Passing through Nickelsdorf

Standard

In a world where Syrian refugees are bursting through police cordons in Budapest to board trains to Germany, blogging about oneself, and writing, seems oddly trivial and self-centered. But it can also be overwhelming to embrace every tragedy in the world. Somehow to retain a human spirit we have to retain compassion, rage against war and yet still find beauty and courage to live our own individual (albeit by comparison, hugely privileged) lives.

On Facebook, people have been posting pictures of the drowned young boy who has become the poster child for Syria and refugees. And yet as we all know, in recent times the children of Gaza have been dying and left homeless. For decades there have been droughts, and famines in Africa. What is it that makes us in the ‘West’ suddenly galvanized by the sight of the Syrian diaspora? I wonder if it is because we see ourselves for the first time quite clearly.

These refugees are articulate, well educated people, speaking English, sounding like us – maybe for the first time we can image what it might be like to have to abandon hearth and home because of war. In the past, maybe we’ve felt safe, perhaps thinking – well, that’s Africa (and we might have sent money or shed tears) – but perhaps we haven’t truly identified – that’s them, not us. For a short while we were all desperate on behalf of the stolen school girls in Nigeria, but news filtered in that some had been found and that alleviated our concerns. And after all, what could we do, aside from Facebook solidarity postings?

I sense in the recent Syrian influx to Europe, we are confronted with something that disturbs our comfortable lives more tangibly. Europe is our cultural playground, a tourist mecca. Or, as I heard it described today, listening to Emily Perkins talking to Michele de Kretser – a big museum. Michele’s book ‘Questions of Travel’ explores through fiction the idea of travel as something you choose to do, and the travel that refugees undertake to escape war or politics.

Over the years, we’ve watched endless Hitler reruns on the History channel, people on trains fleeing Germany. We identified because our fathers had been in this war. We read about Mao, Pol Pot and Rwanda, but we identify with Europe and the war that has dominated our culture through books, movies and television.

My own father was on a cattle train in Europe heading to Germany in 1941. Four years later he was part of the 600 mile death march across Europe in sub-zero temperatures away from the advancing Russians. Last night on the news, a TVNZ reporter was in Nickelsdorf, Austria where people were handing out food and clothing to the refugees. I’ve never been there but it features large in my childhood memory. In my father’s soldier’s book, is a smutty piece of doggerel that used to amuse us kids, about travelling through Nickelsdorf when all the men were struck with diarrhoea.
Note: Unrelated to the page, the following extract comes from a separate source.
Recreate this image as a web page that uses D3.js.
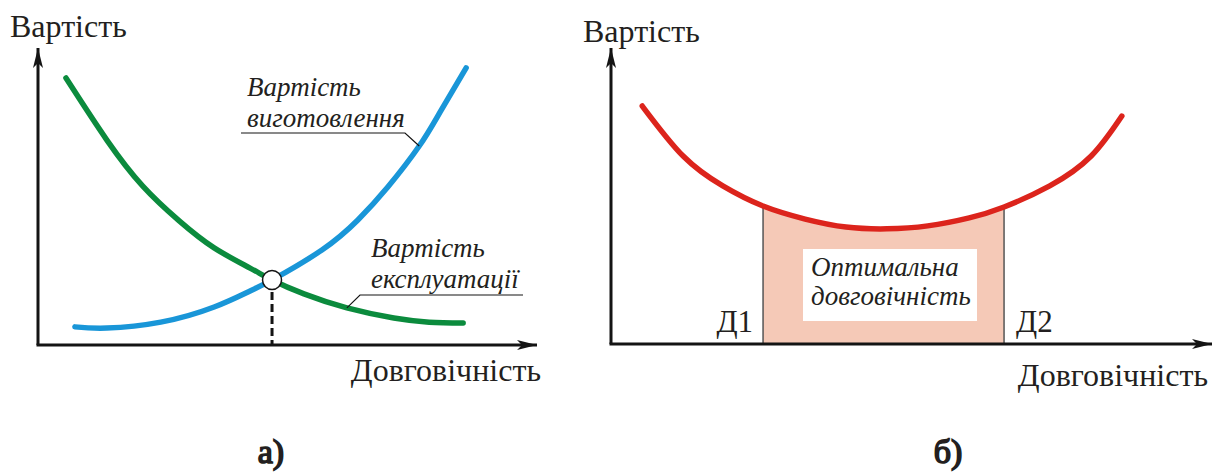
<!DOCTYPE html>
<html>
<head>
<meta charset="utf-8">
<script src="https://cdn.jsdelivr.net/npm/d3@7"></script>
<style>
  body { margin: 0; background: #fff; }
  #wrap { position: relative; width: 1221px; height: 472px; }
  #wrap svg { position: absolute; left: 0; top: 0; }
</style>
</head>
<body>
<div id="wrap">
  <svg id="plot" width="1221" height="472"></svg>
  <svg id="labels" width="1221" height="472"></svg>
</div>
<script>
// --- data (units 0..100 on both axes) ---
const makingX = [7.4, 13.8, 24.6, 35.3, 42.5, 46.9, 56.9, 64.1, 70.1, 76.4, 80.6, 85.8];
const makingY = [6.1, 5.7, 7.7, 12.8, 18.2, 21.9, 32.0, 42.1, 53.2, 67.0, 78.5, 93.3];
const usageX = [5.6, 13.8, 21.0, 28.3, 35.3, 42.5, 46.9, 53.3, 61.9, 71.3, 78.4, 85.2];
const usageY = [89.9, 69.0, 53.5, 41.8, 32.7, 25.9, 21.9, 17.2, 12.5, 9.1, 7.7, 7.4];
const crossing = [46.9, 21.9];

const totalX = [5.2, 12.0, 18.6, 25.3, 32.3, 39.1, 45.9, 52.7, 59.6, 65.4, 73.0, 79.9, 85.0];
const totalY = [80.4, 63.5, 53.4, 46.6, 42.2, 39.5, 38.9, 39.9, 42.6, 46.3, 53.4, 63.5, 77.0];
const bounds = ["Д1", "Д2"];
const boundX = [25.3, 65.4];

const yTitle = "Вартість";
const xTitle = "Довговічність";

const svg = d3.select("#plot");
const txt = d3.select("#labels"); // text layer on top
const colors = { making: "#1996d8", usage: "#0b8b3d", total: "#dc241c", fill: "#f5c9b7", axis: "#141414", text: "#231f20" };
const serif = '"Liberation Serif"';

const zip = (xs, ys) => xs.map((x, i) => [x, ys[i]]);

// arrowhead marker
svg.append("defs").append("marker")
  .attr("id", "arrow")
  .attr("viewBox", "0 0 20 10")
  .attr("refX", 20).attr("refY", 5)
  .attr("markerWidth", 20).attr("markerHeight", 10)
  .attr("markerUnits", "userSpaceOnUse")
  .attr("orient", "auto")
  .append("path")
  .attr("d", "M0,0 L20,5 L0,10 L5,5 Z")
  .attr("fill", colors.axis);

const label = (x, y, size, s) => txt.append("text")
  .attr("x", x).attr("y", y)
  .attr("font-size", size).attr("fill", colors.text)
  .style("font-family", serif)
  .text(s);

const drawAxes = (x, y, opts) => {
  svg.append("line")
    .attr("x1", x(0)).attr("y1", y(0)).attr("x2", x(0)).attr("y2", y(100))
    .attr("stroke", colors.axis).attr("stroke-width", 3)
    .attr("marker-end", "url(#arrow)");
  svg.append("line")
    .attr("x1", x(0) - 1.5).attr("y1", y(0)).attr("x2", x(100)).attr("y2", y(0))
    .attr("stroke", colors.axis).attr("stroke-width", 3)
    .attr("marker-end", "url(#arrow)");
  label(opts.yTitleX, opts.yTitleY, 32, yTitle);
  label(x(100) + opts.xTitleDx, opts.xTitleY, 32, xTitle)
    .attr("text-anchor", "end");
};

const line = (x, y) => d3.line()
  .x(d => x(d[0]))
  .y(d => y(d[1]))
  .curve(d3.curveNatural);

const italicLines = (lines, tx, ty, step) => lines.forEach((s, i) => {
  label(tx, ty + i * step, 27, s).attr("font-style", "italic");
});

// panel caption, heavy look done with a stroke
const caption = (x, s) => label(x, 463, 34, s)
  .attr("text-anchor", "middle")
  .attr("stroke", colors.text).attr("stroke-width", 1.6);

// ---------- panel a ----------
const xA = d3.scaleLinear().domain([0, 100]).range([38, 537]);
const yA = d3.scaleLinear().domain([0, 100]).range([345, 48]);

// dashed drop from the crossing point
svg.append("line")
  .attr("x1", xA(crossing[0])).attr("x2", xA(crossing[0]))
  .attr("y1", yA(crossing[1])).attr("y2", yA(0))
  .attr("stroke", colors.axis).attr("stroke-width", 3)
  .attr("stroke-dasharray", "8,4");

drawAxes(xA, yA, { yTitleX: 10, yTitleY: 37, xTitleDx: 4, xTitleY: 381 });

svg.append("path")
  .datum(zip(usageX, usageY))
  .attr("d", line(xA, yA))
  .attr("fill", "none").attr("stroke", colors.usage)
  .attr("stroke-width", 5.5).attr("stroke-linecap", "round");

svg.append("path")
  .datum(zip(makingX, makingY))
  .attr("d", line(xA, yA))
  .attr("fill", "none").attr("stroke", colors.making)
  .attr("stroke-width", 5.5).attr("stroke-linecap", "round");

svg.append("circle")
  .attr("cx", xA(crossing[0])).attr("cy", yA(crossing[1]))
  .attr("r", 9.5)
  .attr("fill", "#fff").attr("stroke", colors.axis).attr("stroke-width", 1.5);

const callout = (lines, tx, ty, pts) => {
  italicLines(lines, tx, ty, 31);
  svg.append("polyline")
    .attr("points", pts.map(p => p.join(",")).join(" "))
    .attr("fill", "none").attr("stroke", colors.axis).attr("stroke-width", 1.2);
};

// "виготовлення": underline, then leader down to the blue curve
callout(["Вартість", "виготовлення"], 247, 96,
  [[241, 133], [405, 133], [xA(makingX[9]), yA(makingY[9])]]);

// "експлуатації": underline, leader goes left to the green curve
callout(["Вартість", "експлуатації"], 371, 257,
  [[523, 295], [360, 295], [xA(usageX[8]), yA(usageY[8])]]);

caption(271, "а)");

// ---------- panel b ----------
const xB = d3.scaleLinear().domain([0, 100]).range([611, 1212]);
const yB = d3.scaleLinear().domain([0, 100]).range([344, 48]);

const totalData = zip(totalX, totalY);

svg.append("clipPath").attr("id", "optClip")
  .append("rect")
  .attr("x", xB(boundX[0])).attr("y", 0)
  .attr("width", xB(boundX[1]) - xB(boundX[0])).attr("height", 472);

svg.append("path")
  .datum(totalData)
  .attr("clip-path", "url(#optClip)")
  .attr("d", d3.area()
    .x(d => xB(d[0]))
    .y0(yB(0))
    .y1(d => yB(d[1]))
    .curve(d3.curveNatural))
  .attr("fill", colors.fill);

// vertical edges of the optimal range
svg.selectAll(".edge").data(boundX).join("line")
  .attr("class", "edge")
  .attr("x1", d => xB(d)).attr("x2", d => xB(d))
  .attr("y1", yB(0))
  .attr("y2", d => yB(totalY[totalX.indexOf(d)]))
  .attr("stroke", "#555").attr("stroke-width", 1.5);

// white label box
svg.append("rect")
  .attr("x", 803).attr("y", 249).attr("width", 174).attr("height", 72)
  .attr("fill", "#fff");
italicLines(["Оптимальна", "довговічність"], 811, 276, 29);

bounds.forEach((d, i) => {
  label(i === 0 ? xB(boundX[i]) - 10 : xB(boundX[i]) + 12, 332, 31, d)
    .attr("text-anchor", i === 0 ? "end" : "start");
});

drawAxes(xB, yB, { yTitleX: 583, yTitleY: 42, xTitleDx: -4, xTitleY: 386 });

svg.append("path")
  .datum(totalData)
  .attr("d", line(xB, yB))
  .attr("fill", "none").attr("stroke", colors.total)
  .attr("stroke-width", 5.5).attr("stroke-linecap", "round");

caption(948, "б)");
</script>
</body>
</html>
I recently railed against Germany’s treatment of the Greeks. But it is Germany now leading the way showing Europe what to do, offering sanctuary, a home to refugees. Instead of trains leaving Germany, once again they are heading towards Germany, but this time it is asylum they are seeking.

My own small world means that I come into contact through my work as a teacher, with local refugees and migrants. They come from a wide range of backgrounds and ethnicities. As a child of the 50’s and 60’s in small town New Zealand, where life was primarily mono-cultural, I am proud to be part of a more diverse and multi-cultural experience. I know we can easily afford to accommodate more people. But too, it isn’t just as simple as people imagine. We do need an infrastructure to assist people to adjust to a completely different way of life. I imagine many of the refugees now pouring into Europe are looking for a temporary sanctuary and hope one day to return to a peaceful Syria.

And so I began this as the ‘final copy’ believing I would write about the process of writing and working with editors on my third novel. Somehow the triumph of a new novel seems to pale in the face of these much more important issues. But I also believe that it is our responsibility to celebrate our own small lives and cherish our achievements and joys. My third novel is about the Greek Civil War. It is about immigration and the return home. It is about history and now, but a different now from the one I imagined when I began my novel – my story’s ‘now’ is 2007, a time when Greece was full of economic hope and a growing middle-class. How things have changed in a short eight years.